WHAT IS ASKED: Reproduce the material below line by line, beginning with its first line and ending with the line that contains "(0,0) rectangle (584,587);"; leave out pictures.

GIVEN MATERIAL:

____________

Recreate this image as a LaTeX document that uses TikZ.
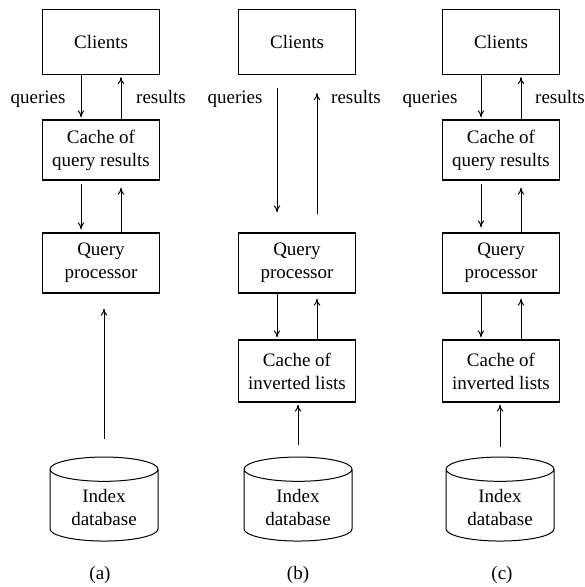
\documentclass[tikz,border=0pt]{standalone}
\usepackage{fontspec}
\setmainfont{Liberation Serif}
\usetikzlibrary{arrows.meta, shapes.geometric}
\tikzset{
  procbox/.style = {rectangle, draw, line width=0.6pt, align=center, minimum width=58.5pt, minimum height=30pt, inner sep=2pt, font=\fontsize{9.5}{11.5}\selectfont},
  clientbox/.style = {procbox, minimum height=32.5pt},
  invbox/.style = {procbox, minimum height=31pt},
  dbcyl/.style = {cylinder, shape border rotate=90, draw, line width=0.5pt, aspect=0.35, minimum width=54pt, minimum height=42pt, align=center, inner sep=1pt, font=\fontsize{9.5}{11.5}\selectfont},
  flow/.style = {-{To[length=3.5pt,width=3.2pt]}, line width=0.5pt},
  lbl/.style = {inner sep=1pt, font=\fontsize{9.5}{11.5}\selectfont},
  armlbl/.style = {lbl, anchor=base}
}

\begin{document}
\begin{tikzpicture}[x=0.5pt, y=-0.5pt]
    \useasboundingbox (0,0) rectangle (584,587);

    % (a)
    \node[clientbox] (cliA) at (101,42) {Clients};
    \node[procbox] (qcacheA) at (101,150) {Cache of\\query results};
    \node[procbox] (qprocA) at (101,263) {Query\\processor};
    \node[dbcyl] (dbA) at (104,507) {Index\\database};
    \node[armlbl] (qryA) at (38,104) {queries};
    \node[armlbl] (resA) at (161,104) {results};
    \node[lbl] (capA) at (100,575) {(a)};
    \draw[flow, shorten >=1pt] ([xshift=-10pt]cliA.south) -- ([xshift=-10pt]qcacheA.north);
    \draw[flow, shorten >=1pt] ([xshift=10pt]qcacheA.north) -- ([xshift=10pt]cliA.south);
    \draw[flow, shorten <=1.5pt, shorten >=1.5pt] ([xshift=-10pt]qcacheA.south) -- ([xshift=-10pt]qprocA.north);
    \draw[flow, shorten >=3.5pt] ([xshift=10pt]qprocA.north) -- ([xshift=10pt]qcacheA.south);
    \draw[flow, shorten <=9pt, shorten >=7.5pt] (dbA.top) -- (dbA.top |- qprocA.south);

    % (b)
    \node[clientbox] (cliB) at (297,42) {Clients};
    \node[procbox] (qprocB) at (297,263) {Query\\processor};
    \node[invbox] (icacheB) at (297,371) {Cache of\\inverted lists};
    \node[dbcyl] (dbB) at (298,507) {Index\\database};
    \node[armlbl] (qryB) at (235,104) {queries};
    \node[armlbl] (resB) at (356,104) {results};
    \node[lbl] (capB) at (298,575) {(b)};
    \draw[flow, shorten <=6.5pt, shorten >=10pt] ([xshift=-10pt]cliB.south) -- ([xshift=-10pt]qprocB.north);
    \draw[flow, shorten <=9pt, shorten >=9pt] ([xshift=10pt]qprocB.north) -- ([xshift=10pt]cliB.south);
    \draw[flow, shorten >=1pt] ([xshift=-10pt]qprocB.south) -- ([xshift=-10pt]icacheB.north);
    \draw[flow, shorten >=2.5pt] ([xshift=10pt]icacheB.north) -- ([xshift=10pt]qprocB.south);
    \draw[flow, shorten <=6pt, shorten >=1pt] (dbB.top) -- (dbB.top |- icacheB.south);

    % (c)
    \node[clientbox] (cliC) at (501,42) {Clients};
    \node[procbox] (qcacheC) at (501,150) {Cache of\\query results};
    \node[procbox] (qprocC) at (501,263) {Query\\processor};
    \node[invbox] (icacheC) at (501,371) {Cache of\\inverted lists};
    \node[dbcyl] (dbC) at (500,507) {Index\\database};
    \node[armlbl] (qryC) at (430,104) {queries};
    \node[armlbl] (resC) at (560,104) {results};
    \node[lbl] (capC) at (502,575) {(c)};
    \draw[flow, shorten >=1pt] ([xshift=-10pt]cliC.south) -- ([xshift=-10pt]qcacheC.north);
    \draw[flow, shorten >=1pt] ([xshift=10pt]qcacheC.north) -- ([xshift=10pt]cliC.south);
    \draw[flow, shorten <=1.5pt, shorten >=2.5pt] ([xshift=-10pt]qcacheC.south) -- ([xshift=-10pt]qprocC.north);
    \draw[flow, shorten >=3.5pt] ([xshift=10pt]qprocC.north) -- ([xshift=10pt]qcacheC.south);
    \draw[flow, shorten >=1pt] ([xshift=-10pt]qprocC.south) -- ([xshift=-10pt]icacheC.north);
    \draw[flow, shorten >=2.5pt] ([xshift=10pt]icacheC.north) -- ([xshift=10pt]qprocC.south);
    \draw[flow, shorten <=5pt, shorten >=1pt] (dbC.top) -- (dbC.top |- icacheC.south);
\end{tikzpicture}
\end{document}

____________

RESPONSE TO THIS EXERCISE:
Recreate this image as a LaTeX document that uses TikZ.
\documentclass[tikz,border=0pt]{standalone}
\usepackage{fontspec}
\setmainfont{Liberation Serif}
\usetikzlibrary{arrows.meta, shapes.geometric}
\tikzset{
  procbox/.style = {rectangle, draw, line width=0.6pt, align=center, minimum width=58.5pt, minimum height=30pt, inner sep=2pt, font=\fontsize{9.5}{11.5}\selectfont},
  clientbox/.style = {procbox, minimum height=32.5pt},
  invbox/.style = {procbox, minimum height=31pt},
  dbcyl/.style = {cylinder, shape border rotate=90, draw, line width=0.5pt, aspect=0.35, minimum width=54pt, minimum height=42pt, align=center, inner sep=1pt, font=\fontsize{9.5}{11.5}\selectfont},
  flow/.style = {-{To[length=3.5pt,width=3.2pt]}, line width=0.5pt},
  lbl/.style = {inner sep=1pt, font=\fontsize{9.5}{11.5}\selectfont},
  armlbl/.style = {lbl, anchor=base}
}

\begin{document}
\begin{tikzpicture}[x=0.5pt, y=-0.5pt]
    \useasboundingbox (0,0) rectangle (584,587);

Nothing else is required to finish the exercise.